Aim of the exercise →
Output the lines exactly, from the one where "Clone this chart in Plotly." appears through the one where "import plotly.graph_objects as go" appears. Images are left out.

Figure scripts
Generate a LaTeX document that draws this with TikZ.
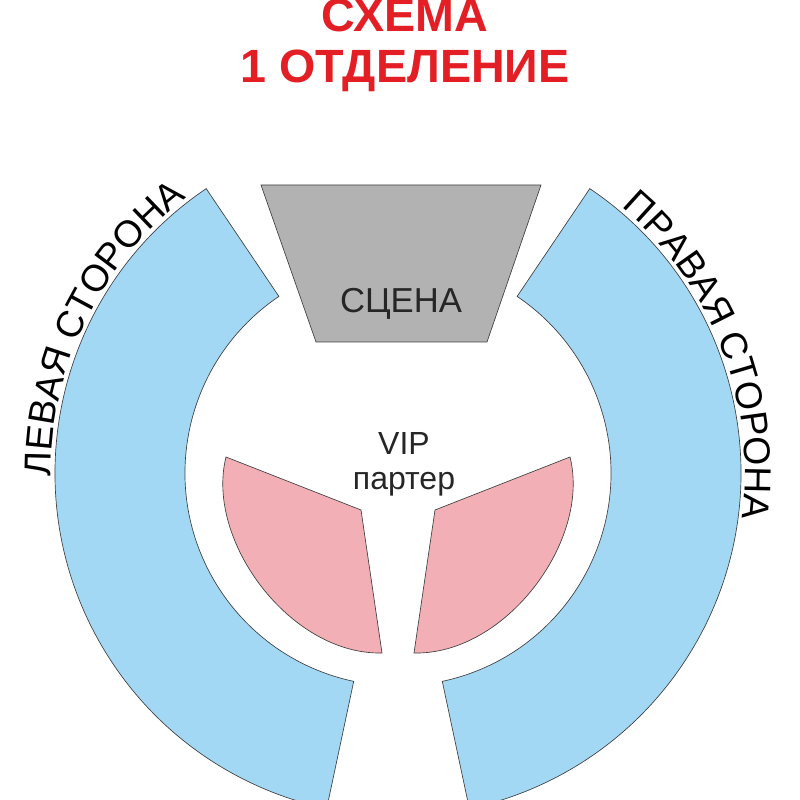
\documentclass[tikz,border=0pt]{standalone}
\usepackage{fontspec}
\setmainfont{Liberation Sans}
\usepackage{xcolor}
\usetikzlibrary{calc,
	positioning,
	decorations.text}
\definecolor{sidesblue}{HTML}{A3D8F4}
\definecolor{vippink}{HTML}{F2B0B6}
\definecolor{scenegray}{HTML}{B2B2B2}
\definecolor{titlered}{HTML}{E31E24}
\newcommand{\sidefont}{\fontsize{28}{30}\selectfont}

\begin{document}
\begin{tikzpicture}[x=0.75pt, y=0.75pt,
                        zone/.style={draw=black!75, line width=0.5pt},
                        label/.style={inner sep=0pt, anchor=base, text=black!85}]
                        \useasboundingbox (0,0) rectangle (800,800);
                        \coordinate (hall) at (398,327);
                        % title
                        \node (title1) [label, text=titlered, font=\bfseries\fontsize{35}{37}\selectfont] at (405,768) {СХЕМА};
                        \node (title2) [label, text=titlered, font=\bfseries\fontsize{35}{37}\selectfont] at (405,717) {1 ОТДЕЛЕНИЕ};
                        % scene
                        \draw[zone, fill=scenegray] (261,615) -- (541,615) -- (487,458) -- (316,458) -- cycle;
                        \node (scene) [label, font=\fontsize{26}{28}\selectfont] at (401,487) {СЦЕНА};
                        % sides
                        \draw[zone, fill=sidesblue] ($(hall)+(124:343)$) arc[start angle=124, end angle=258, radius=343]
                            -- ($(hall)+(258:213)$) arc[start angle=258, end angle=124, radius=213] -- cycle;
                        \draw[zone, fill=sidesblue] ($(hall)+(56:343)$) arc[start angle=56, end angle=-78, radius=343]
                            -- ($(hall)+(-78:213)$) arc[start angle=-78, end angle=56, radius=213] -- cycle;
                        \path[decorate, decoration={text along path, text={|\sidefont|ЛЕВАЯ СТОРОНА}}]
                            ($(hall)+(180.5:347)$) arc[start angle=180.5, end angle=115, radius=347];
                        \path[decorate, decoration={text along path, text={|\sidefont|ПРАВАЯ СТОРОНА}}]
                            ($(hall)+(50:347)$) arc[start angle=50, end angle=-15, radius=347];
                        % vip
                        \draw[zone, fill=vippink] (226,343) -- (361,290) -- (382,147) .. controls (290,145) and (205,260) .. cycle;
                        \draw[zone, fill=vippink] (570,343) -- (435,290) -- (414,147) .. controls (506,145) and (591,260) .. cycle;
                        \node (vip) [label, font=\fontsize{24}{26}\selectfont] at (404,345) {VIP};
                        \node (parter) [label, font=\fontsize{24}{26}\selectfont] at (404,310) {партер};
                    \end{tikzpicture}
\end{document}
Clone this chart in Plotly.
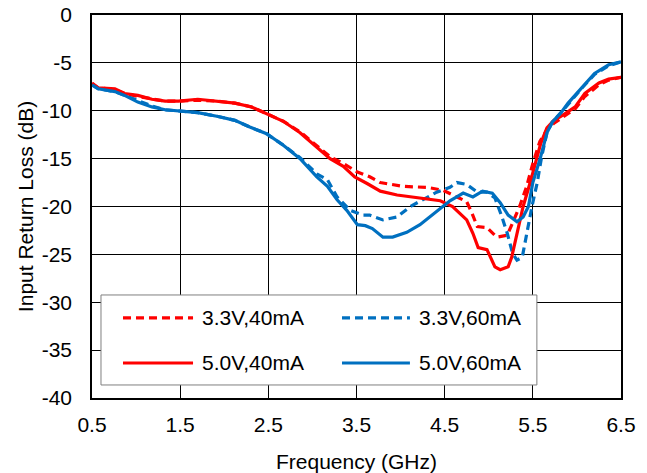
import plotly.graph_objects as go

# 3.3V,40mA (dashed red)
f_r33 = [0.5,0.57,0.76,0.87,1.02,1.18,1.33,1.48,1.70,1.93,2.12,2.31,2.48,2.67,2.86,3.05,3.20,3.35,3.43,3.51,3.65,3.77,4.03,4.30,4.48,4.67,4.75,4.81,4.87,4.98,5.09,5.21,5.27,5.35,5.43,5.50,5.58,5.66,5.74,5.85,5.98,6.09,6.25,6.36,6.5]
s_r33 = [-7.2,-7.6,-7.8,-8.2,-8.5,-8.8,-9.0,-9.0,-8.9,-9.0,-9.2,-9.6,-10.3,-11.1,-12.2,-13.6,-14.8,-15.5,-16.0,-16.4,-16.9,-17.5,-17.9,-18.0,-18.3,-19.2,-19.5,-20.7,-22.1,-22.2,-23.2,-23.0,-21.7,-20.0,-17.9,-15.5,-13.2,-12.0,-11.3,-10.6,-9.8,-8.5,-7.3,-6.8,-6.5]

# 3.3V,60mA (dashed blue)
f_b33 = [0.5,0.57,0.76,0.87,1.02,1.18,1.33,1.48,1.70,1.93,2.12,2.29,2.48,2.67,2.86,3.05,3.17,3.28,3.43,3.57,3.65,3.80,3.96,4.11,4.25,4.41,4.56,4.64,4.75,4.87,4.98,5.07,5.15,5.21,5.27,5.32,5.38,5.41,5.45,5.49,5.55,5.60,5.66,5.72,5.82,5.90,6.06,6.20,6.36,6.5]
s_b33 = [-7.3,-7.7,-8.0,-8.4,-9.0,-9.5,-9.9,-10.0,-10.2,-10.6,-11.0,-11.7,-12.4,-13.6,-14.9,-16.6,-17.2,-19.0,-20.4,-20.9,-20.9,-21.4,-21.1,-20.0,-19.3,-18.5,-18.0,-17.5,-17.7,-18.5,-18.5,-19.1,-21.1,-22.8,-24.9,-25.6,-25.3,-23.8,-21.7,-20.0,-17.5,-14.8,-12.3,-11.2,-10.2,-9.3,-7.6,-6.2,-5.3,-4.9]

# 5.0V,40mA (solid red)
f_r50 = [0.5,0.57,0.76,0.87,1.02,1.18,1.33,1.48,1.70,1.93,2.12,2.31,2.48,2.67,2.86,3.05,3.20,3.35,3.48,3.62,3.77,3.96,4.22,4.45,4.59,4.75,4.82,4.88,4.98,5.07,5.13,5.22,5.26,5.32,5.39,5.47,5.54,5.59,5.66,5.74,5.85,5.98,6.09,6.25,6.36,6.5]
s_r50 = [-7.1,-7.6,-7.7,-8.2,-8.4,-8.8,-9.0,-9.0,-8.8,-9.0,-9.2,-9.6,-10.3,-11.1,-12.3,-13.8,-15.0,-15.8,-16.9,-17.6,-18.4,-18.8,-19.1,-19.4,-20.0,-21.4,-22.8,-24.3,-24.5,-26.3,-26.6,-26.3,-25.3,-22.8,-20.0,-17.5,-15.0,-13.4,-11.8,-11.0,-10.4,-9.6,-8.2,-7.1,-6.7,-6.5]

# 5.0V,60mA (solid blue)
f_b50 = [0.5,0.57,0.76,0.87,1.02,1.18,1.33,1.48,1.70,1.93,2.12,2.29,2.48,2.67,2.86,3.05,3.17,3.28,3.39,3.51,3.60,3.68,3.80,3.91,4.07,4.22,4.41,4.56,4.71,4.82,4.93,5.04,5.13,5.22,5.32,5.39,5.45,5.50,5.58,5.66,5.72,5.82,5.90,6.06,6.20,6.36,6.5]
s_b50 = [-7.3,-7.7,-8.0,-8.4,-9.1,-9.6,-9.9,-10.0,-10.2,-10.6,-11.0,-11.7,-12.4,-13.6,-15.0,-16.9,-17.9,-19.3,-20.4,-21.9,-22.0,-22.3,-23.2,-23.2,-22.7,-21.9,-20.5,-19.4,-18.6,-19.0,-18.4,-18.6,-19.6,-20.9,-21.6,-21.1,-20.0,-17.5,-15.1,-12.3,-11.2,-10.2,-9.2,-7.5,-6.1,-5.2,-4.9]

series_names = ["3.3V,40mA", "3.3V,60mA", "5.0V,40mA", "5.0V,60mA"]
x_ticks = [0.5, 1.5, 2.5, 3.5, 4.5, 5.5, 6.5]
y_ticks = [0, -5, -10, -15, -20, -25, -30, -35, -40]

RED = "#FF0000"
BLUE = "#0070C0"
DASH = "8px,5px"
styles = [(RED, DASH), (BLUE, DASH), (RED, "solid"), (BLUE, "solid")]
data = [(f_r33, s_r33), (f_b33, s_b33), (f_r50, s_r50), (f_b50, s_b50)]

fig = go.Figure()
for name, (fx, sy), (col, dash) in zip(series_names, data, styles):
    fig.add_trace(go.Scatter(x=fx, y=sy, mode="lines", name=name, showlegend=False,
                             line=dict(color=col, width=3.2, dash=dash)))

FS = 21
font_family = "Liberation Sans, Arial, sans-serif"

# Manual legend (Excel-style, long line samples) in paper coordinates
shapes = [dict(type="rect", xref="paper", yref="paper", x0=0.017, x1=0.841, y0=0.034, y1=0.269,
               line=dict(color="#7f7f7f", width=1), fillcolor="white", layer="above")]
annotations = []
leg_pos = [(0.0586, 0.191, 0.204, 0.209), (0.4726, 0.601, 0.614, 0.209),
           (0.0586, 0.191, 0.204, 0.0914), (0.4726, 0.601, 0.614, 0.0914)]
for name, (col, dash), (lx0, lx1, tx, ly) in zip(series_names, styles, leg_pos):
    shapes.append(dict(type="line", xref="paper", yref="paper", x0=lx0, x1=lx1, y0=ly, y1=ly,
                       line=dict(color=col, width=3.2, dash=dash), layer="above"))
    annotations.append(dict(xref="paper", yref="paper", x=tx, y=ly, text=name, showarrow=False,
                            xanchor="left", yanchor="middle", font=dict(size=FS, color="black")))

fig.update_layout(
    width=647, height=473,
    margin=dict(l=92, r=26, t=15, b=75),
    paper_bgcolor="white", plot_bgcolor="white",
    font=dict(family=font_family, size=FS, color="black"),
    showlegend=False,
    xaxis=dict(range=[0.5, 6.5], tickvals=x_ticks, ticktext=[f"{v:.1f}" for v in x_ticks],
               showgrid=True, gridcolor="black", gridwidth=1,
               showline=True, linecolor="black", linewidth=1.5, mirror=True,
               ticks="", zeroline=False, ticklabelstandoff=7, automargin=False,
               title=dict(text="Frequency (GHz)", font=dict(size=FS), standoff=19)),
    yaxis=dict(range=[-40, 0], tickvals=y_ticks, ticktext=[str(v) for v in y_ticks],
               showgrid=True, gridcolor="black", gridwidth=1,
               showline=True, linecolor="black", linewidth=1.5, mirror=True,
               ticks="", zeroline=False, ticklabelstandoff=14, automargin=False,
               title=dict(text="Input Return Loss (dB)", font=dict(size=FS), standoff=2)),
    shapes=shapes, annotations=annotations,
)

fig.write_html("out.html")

Written reply →
Clone this chart in Plotly.
import plotly.graph_objects as go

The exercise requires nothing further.